Sometimes it seems that Plato’s faith in reason, or Socrates’ faith in reasoned dialogue, is pie-in-the-sky optimism. By Bk 10 of the Republic, Socrates, tongue in cheek, announces that if some person . . . measures the interval by which the king is parted from the tyrant. . . he will find him . . . living 729 times more pleasantly, and the tyrant more painfully by this same interval. What a wonderful calculation!
Then there’s the question, how hard is it to become the king or a just person (and avoid becoming the tyrant)?
In the next few lines we get a wonderful summation of the difficulty of being a just person. It’s my impression that this doesn’t get much discussion in the commentaries (but I’m no expert here).
Socrates says, quite casually, “Let us make an image of the soul. We will a) model the form of a multitudinous, many-headed monster, having a ring of heads of all manner of beasts, tame and wild, which the monster is able to generate and metamorphose at will. . . Then we will b) make a second form a lion, and c) make a third of a man, the lion smaller than the monster, and the man smaller than the lion. . . . And now join the three to have them grow into one. . . . into a single image, as of the outer hull of a man.
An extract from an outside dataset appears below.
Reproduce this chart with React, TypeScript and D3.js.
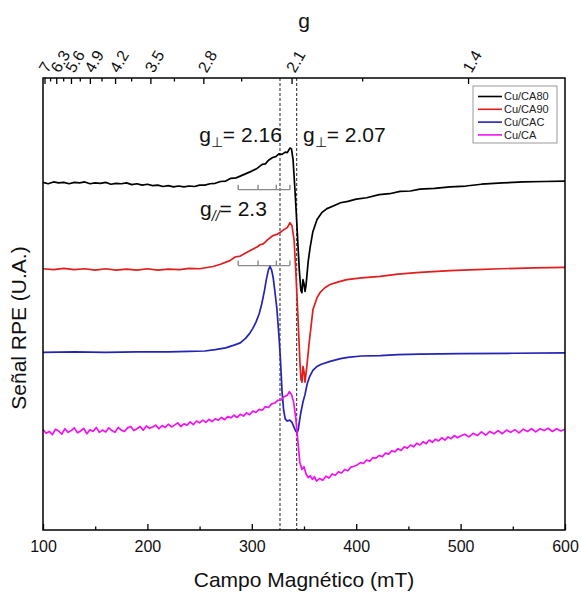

He who is not able to look within, and sees only the outer hull, may believe the beast to be a single human creature. . . .
[Now ‘the beast’ must be the composite a) + b) + c), right ? That is, the beast is neither the lion nor the monster — even though the monster is a ‘many headed beast’]
Socrates goes on to say, “He should watch over the many-headed monster like a good husbandman, fostering and cultivating the gentle qualities, and preventing the wild ones from growing; he should be making the lion-heart his ally, and in common care of them all should be uniting the several parts with one another and with himself.”
As for the difficulty of being just and happy, note that this puts one figure, c), the little man, in charge of moderating the wilder elements – that is, the lion-heart b) and the monster a) — a monster, as Cavell suggests, of volatile multitudinous, self-generating moods. (See Cavell, City of Words, p 337)
And as for the unity of the Republic’s argument, if I’m reading this composite image correctly, note that these powers of husbanding, fostering, cultivating, and creating reconciliation do not seem straightforwardly to be the capabilities of the rational figure who earlier in the Republic was pictured as a ruling King – am I right? Can the King be the tripartite ‘beast’ writ large, or is he instead the little man blessed with enormous powers of husbanding and conciliation?
Does anyone else feel an enormous tension between the business-like education of the philosopher-king, and the task the ‘little man’ faces?